Capital expenditures absorbed only $11.5 billion during the year, leaving Apple with $69.8 billion in free cash flow to reward investors with dividends and buybacks, among other possibilities. Management decided to allocate $11.6 billion to dividends and $35.3 billion to share buybacks last year, so capital distributions accounted for 67% of free cash flow.
Share buybacks are creating considerable value for investors. A stock is simply a share in the ownership of a business, and it represents a claim on the company's assets and earnings. All else being the same, fewer shares outstanding means that each share is more valuable, because it represents a larger percentage of the company.
Apple has reduced the number of shares outstanding by 15% in the last two years, so the company is aggressively putting its capital to work for the benefit of its shareholders.
What this means for investors
Short-term uncertainty often can create buying opportunities for long-term investors, and this seems to be the case when it comes to Apple stock right now. Even if there is some kind of slowdown in growth in the middle term, the market seems to be overreacting to this possibility.

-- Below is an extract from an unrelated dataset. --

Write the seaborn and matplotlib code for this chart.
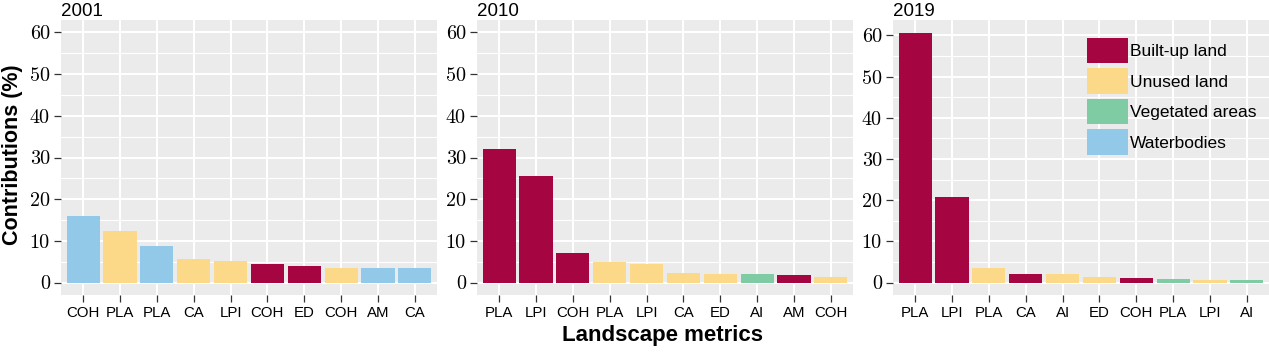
import numpy as np
import pandas as pd
import matplotlib
matplotlib.use("Agg")
import matplotlib.pyplot as plt
import matplotlib.patches as mpatches
import seaborn as sns

# ================= DATA =================
years = ["2001", "2010", "2019"]

metrics_2001 = ["COH", "PLA", "PLA", "CA", "LPI", "COH", "ED", "COH", "AM", "CA"]
values_2001 = [16.0, 12.3, 8.7, 5.6, 5.05, 4.5, 3.9, 3.6, 3.6, 3.4]
types_2001 = ["Waterbodies", "Unused land", "Waterbodies", "Unused land", "Unused land",
              "Built-up land", "Built-up land", "Unused land", "Waterbodies", "Waterbodies"]

metrics_2010 = ["PLA", "LPI", "COH", "PLA", "LPI", "CA", "ED", "AI", "AM", "COH"]
values_2010 = [32.0, 25.5, 7.2, 5.0, 4.4, 2.4, 2.0, 2.0, 1.8, 1.4]
types_2010 = ["Built-up land", "Built-up land", "Built-up land", "Unused land", "Unused land",
              "Unused land", "Unused land", "Vegetated areas", "Built-up land", "Unused land"]

metrics_2019 = ["PLA", "LPI", "PLA", "CA", "AI", "ED", "COH", "PLA", "LPI", "AI"]
values_2019 = [60.7, 20.8, 3.4, 2.0, 2.0, 1.3, 1.05, 0.9, 0.7, 0.7]
types_2019 = ["Built-up land", "Built-up land", "Unused land", "Built-up land", "Unused land",
              "Unused land", "Built-up land", "Vegetated areas", "Unused land", "Vegetated areas"]

land_types = ["Built-up land", "Unused land", "Vegetated areas", "Waterbodies"]
palette = {"Built-up land": "#A50642", "Unused land": "#FBD988",
           "Vegetated areas": "#7FCBA4", "Waterbodies": "#92C8E8"}

panels = [(metrics_2001, values_2001, types_2001),
          (metrics_2010, values_2010, types_2010),
          (metrics_2019, values_2019, types_2019)]

# ================= FIGURE =================
W, H = 1269, 352
fig = plt.figure(figsize=(W / 100, H / 100), dpi=100)

left_px = [61, 477, 893]
ax_w, top_px, bot_px = 376, 20, 295
ymax_list = [60, 60, 60.7]

for i, (mets, vals, typs) in enumerate(panels):
    ax = fig.add_axes([left_px[i] / W, (H - bot_px) / H, ax_w / W, (bot_px - top_px) / H])
    df = pd.DataFrame({"pos": list(range(len(vals))), "value": vals, "type": typs})
    sns.barplot(data=df, x="pos", y="value", hue="type", palette=palette,
                dodge=False, width=0.9, legend=False, ax=ax, saturation=1)
    ax.set_facecolor("#EBEBEB")
    for s in ax.spines.values():
        s.set_visible(False)
    ymax = ymax_list[i]
    ax.set_ylim(-0.05 * ymax, 1.05 * ymax)
    ax.set_xlim(-0.6, len(vals) - 0.4)
    ax.set_yticks([0, 10, 20, 30, 40, 50, 60])
    ax.set_yticks([5, 15, 25, 35, 45, 55], minor=True)
    ax.set_yticklabels(["0", "10", "20", "30", "40", "50", "60"], fontfamily="cmr10", fontsize=14.5)
    ax.set_xticks(range(len(vals)))
    ax.set_xticklabels(mets, fontfamily="Liberation Sans", fontsize=10.8, color="black")
    ax.grid(which="major", color="white", lw=1.5)
    ax.grid(which="minor", axis="y", color="white", lw=0.8)
    ax.set_axisbelow(True)
    ax.tick_params(axis="both", which="major", length=5, width=0.9, color="#333333", pad=3)
    ax.tick_params(axis="y", which="minor", length=0)
    ax.set_xlabel("")
    ax.set_ylabel("")
    ax.set_title(years[i], loc="left", fontfamily="Liberation Sans", fontsize=13.5, pad=2)

    if i == 2:
        handles = [mpatches.Patch(facecolor=palette[t], label=t) for t in land_types]
        ax.legend(handles=handles, loc="upper right", bbox_to_anchor=(1.0, 0.98),
                  frameon=False, prop={"family": "Liberation Sans", "size": 12.5},
                  handlelength=2.35, handleheight=1.9, handletextpad=0.15,
                  labelspacing=0.28, borderaxespad=0.3)

fig.text(12.5 / W, 1 - 155 / H, "Contributions (%)", rotation=90, ha="center", va="center",
         fontfamily="Liberation Sans", fontweight="bold", fontsize=15.5)
fig.text(663 / W, 1 - 335 / H, "Landscape metrics", ha="center", va="center",
         fontfamily="Liberation Sans", fontweight="bold", fontsize=16)

fig.savefig("out.png", dpi=100)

Apple is trading at a price-to-cash-flow ratio around 7.5. This is a significant discount versus the average company in the S&P 500 index, which trades at a price-to-cash-flow ratio in the neighborhood of 11.5, according to data from Morningstar. Because Apple is one of the most powerful and profitable corporations in the world, this valuation looks excessively low.
Apple is distributing tons of cash to investors, and this has big implications going forward. When considering both dividends and buybacks, Apple returned $46.9 billion in cash to investors during the last year. This represents a big payout yield -- dividends and buybacks over market capitalization value -- of nearly 8% for investors in Apple stock at current prices.
Multiple statistical studies have confirmed that companies paying big shareholder yields tend to significantly outperform the market in the long term. Among them, What Works on Wall Street is a great book by James O'Shaughnessy, and it takes a look at how different investment strategies have performed over the years from a quantitative point of view.
According to O'Shaughnessy's calculations, companies with high shareholder yield returned 13.2% from 1926 to 2009, while a broader basket of average stocks returned 10.5% during the same period. A difference of 3% annually can sound like small potatoes; however, make no mistake -- it can make all the difference in the world over the long term. To put the numbers in perspective, this means that $10,000 invested in a broad basket of stocks would have turned into $38,542,780 over the period under analysis, while the same amount of money invested in high shareholder yield stocks would have turned into a materially bigger $298,363,138 by the end of the period.
In a nutshell, Apple could be facing slowing growth due to maturation in the smartphone industry. Nevertheless, the company produces tons of cash, and the stock is priced at aggressively low levels in comparison to Apple's cash flows and distributions. For investors who can withstand the short-term uncertainty, Apple looks like a buying opportunity over the long term.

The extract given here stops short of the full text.